In short, no. New home starts were severely impacted by the pandemic. Construction was hampered by shutdowns, supply chain disruptions, and historic demand. The result was far fewer homes being completed than anticipated. These shortfalls have left a large supply shortage in the housing market which is driving up prices coast to coast.
Even without the pandemic’s disruptive effects, there was not enough supply on the market to meet the growing demand for homes. A recent study put out by CNBC claims that there is a shortage of 5 million houses in the market and builders cannot keep up well enough to cause that number to fall.
With the market in flux and demand continuing to soar, if you are on the fence about buying, now is probably the time to start getting serious.
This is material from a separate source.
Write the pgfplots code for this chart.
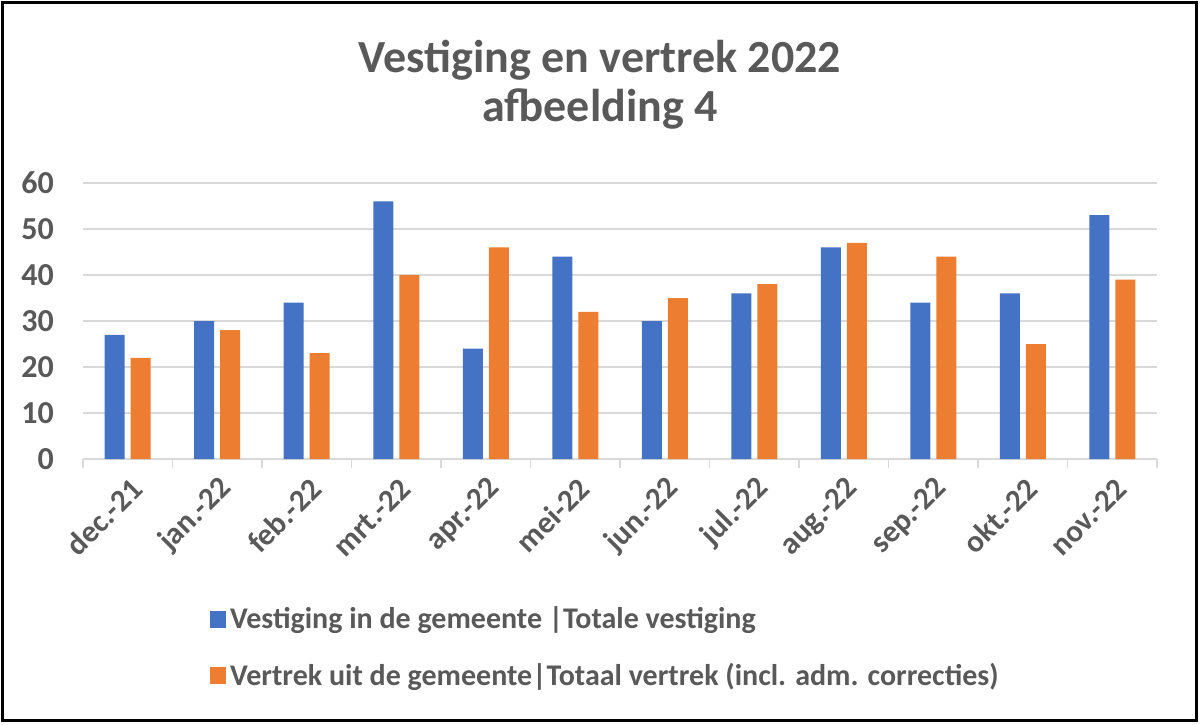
\documentclass[border=0pt]{standalone}
\usepackage{pgfplots}
\pgfplotsset{compat=1.18}
\usepackage{fontspec}
\setmainfont{Carlito}
\definecolor{txt}{HTML}{595959}
\definecolor{gridc}{HTML}{D9D9D9}
\definecolor{cblue}{HTML}{4472C4}
\definecolor{corange}{HTML}{ED7D31}
\begin{document}
\begin{tikzpicture}
\useasboundingbox (-41.5pt,-132.5pt) rectangle (558.5pt,229.5pt);
\draw[line width=1.5pt] (-40.25pt,-130.5pt) rectangle (556.75pt,228.25pt);
\node[font=\fontsize{23}{26}\selectfont\bfseries, text=txt] at (258.5pt,199.5pt) {Vestiging en vertrek 2022};
\node[font=\fontsize{23}{26}\selectfont\bfseries, text=txt] at (258.5pt,175pt) {afbeelding 4};
\begin{axis}[
  at={(0pt,0pt)}, anchor=south west,
  scale only axis, width=537pt, height=138pt,
  xmin=-0.5, xmax=11.5, ymin=0, ymax=60,
  ytick={0,10,...,60},
  xtick={0,...,11},
  xticklabels={dec.-21,jan.-22,feb.-22,mrt.-22,apr.-22,mei-22,jun.-22,jul.-22,aug.-22,sep.-22,okt.-22,nov.-22},
  minor xtick={-0.5,0.5,...,11.5},
  major tick length=0pt,
  minor tick length=4.5pt,
  tick align=outside,
  xtick style={draw=none},
  minor x tick style={draw=gridc, line width=0.75pt},
  ytick style={draw=none},
  ymajorgrids, grid style={gridc, line width=0.75pt},
  axis x line*=bottom,
  axis y line*=left,
  y axis line style={draw=none},
  x axis line style={gridc, line width=0.75pt, -},
  ticklabel style={font=\fontsize{16}{18}\selectfont\bfseries, text=txt},
  yticklabel style={xshift=-11pt},
  xticklabel style={rotate=45, anchor=east, yshift=-12pt, xshift=-2pt, font=\fontsize{15.5}{18}\selectfont\bfseries},
  /pgf/number format/assume math mode=true,
  clip=false,
  legend style={at={(0.118,-0.52)}, anchor=north west, draw=none, fill=none,
    font=\fontsize{15}{18}\selectfont\bfseries, text=txt, row sep=11.5pt, inner sep=0pt,
    nodes={inner xsep=2pt}},
  legend cell align=left,
  legend image code/.code={\fill[#1] (0pt,-4.25pt) rectangle (8pt,4.25pt);},
]
\addplot[ybar, fill=cblue, draw=none, bar width=10pt, bar shift=-6.5pt] coordinates {
(0,27) (1,30) (2,34) (3,56) (4,24) (5,44) (6,30) (7,36) (8,46) (9,34) (10,36) (11,53)};
\addlegendentry{Vestiging in de gemeente |Totale vestiging}
\addplot[ybar, fill=corange, draw=none, bar width=10pt, bar shift=6.5pt] coordinates {
(0,22) (1,28) (2,23) (3,40) (4,46) (5,32) (6,35) (7,38) (8,47) (9,44) (10,25) (11,39)};
\addlegendentry{Vertrek uit de gemeente|Totaal vertrek (incl. adm. correcties)}
\end{axis}
\end{tikzpicture}
\end{document}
Steps To Start House Shopping
If you are one of those roughly half of millennials who have yet to buy a home and are looking to break into the market, there are a few steps you can take to ensure that you are in the best position possible.
1. Start with a budget
The first thing you need to consider is your budget. Before you talk to any financial agents, come up with a budget independently. Use a mortgage calculator and your daily expenses to find a number that you feel comfortable with. Banks and mortgage lenders will often try and approve you for more money than is actually feasible. Coming up with an independent number will ensure you buy a house you can actually afford.
2. Get pre approved
After you have your budget in mind and your credit in order, ask your bank to preapprove you for a mortgage. A pre-approval simply means the bank is willing to eventually give you a mortgage up to an agreed-upon amount. Getting preapproved shows realtors and sellers that you are a serious buyer. It also speeds up the final loan approval process and closing time frame.
3. Start shopping
You do not necessarily have to get a realtor to start, you can simply start shopping. Using your pre-approval number and your monthly budget sifting through the homes on the market will become much easier. Keep an eye on the market, figure out what your money can buy and what it can’t. Make lists of features or neighborhoods that are appealing to you. Once you think you are ready to take the plunge, get a realtor and start looking at properties in person.
4. Be patient
There is no need to rush into a first-time home purchase. Houses enter and leave the market all the time. Rushing to buy a home just for the sake of buying will lead to regrets. Buyer’s remorse is super common for first-time home buyers, especially ones who rush. Keep an eye on the market, trust your realtor and trust your instinct, and the right home will surface eventually.
In hot markets, putting a good offer in on a house does not even guarantee that you will get the house. Patience will be key.
5. Closing the deal
Lastly, once you have found the right home in your budget it is time to buy. Putting an offer in on a house is exciting and scary but will lead to closing on your first home. After the closing process, you will join the ranks of millennials who own homes which is another animal in itself.
Related Read: 14 Working From Home Productivity Statistics
Millennials account for millions of Americans and they have been heavily defined by the 2008 financial crisis and the ongoing COVID-19 pandemic. After all of that, they are finally ready to start buying their own homes in earnest leading to a boom of demand in the market. There are an estimated 34 million millennial homeowners in the United States already.
More than half of millennials are still yet to buy their first home but that number is slated to shrink in coming years. Despite the rising demand, supply shortage, and inflation, home buying remains one of the most secure ways to build wealth and it is now millennial’s time to seize that initiative for themselves.